Mohammad Hassan Talebian, the ICHTO's deputy chief, said Iran has over the past decades made serious efforts to bring back the inscriptions.
"The process to retrieve the remaining inscriptions from the US has begun since a long time ago and the legal certificates have also been issued by the US Treasury Department," he said.
Talebian said the Islamic Republic has also filed a complaint at the US judiciary to prevent the Oriental Institute of the University of Chicago from hampering the delivery.
"The institute must return all the inscriptions to Iran in one shipment but due to the time-consuming process of obtaining all the legal permissions, including that of the Office of Foreign Assets Control (OFAC) of the US Treasury, we have agreed to receive 1,780 inscriptions as the first batch," he said.
According to Talebian, the Oriental Institute first tried to delay the process using insurance and sanctions as excuse.
"But with help from senior Iranian officials, the American sides agreed to get the OFAC certificate or otherwise face legal action by Iran."
"The institute is legally bound to insure the inscriptions and ship them to Iran," he said.
"We have asked Iran's Foreign Ministry to inform the institute that visas would be issued only if it accepts responsibility for the delivery process in its entirety, from insurance to shipment," he said.
Over 30,000 of Achaemenid inscriptions were sent to the Oriental Institute of the University of Chicago in 1935 based on a mutual agreement.

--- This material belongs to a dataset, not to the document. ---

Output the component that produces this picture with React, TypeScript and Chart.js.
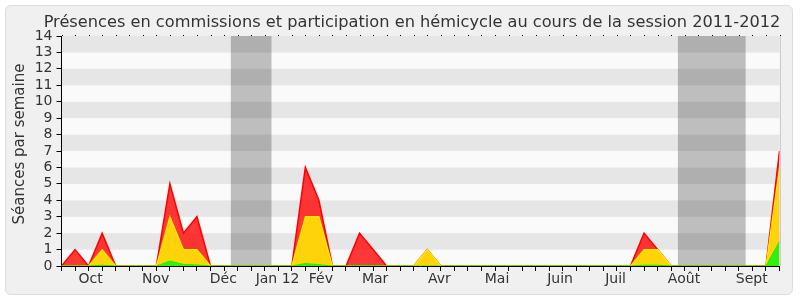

The institute was supposed to return the items after three years.
However, that never happened and it took until 1948 for the institute to begin returning the inscription. More items were returned in 1971 and 2004 after efforts by various Iranian governments.
In 1997, Iran was falsely accused of playing a role in a blast in Jerusalem al-Quds and the US government was demanded to confiscate the inscriptions.
The US even followed up on some requests and launched legal action only to be defeated by Iranian lawyers, who proved that the inscriptions were not part of the country's financial assets and therefore couldn't be seized upon court order.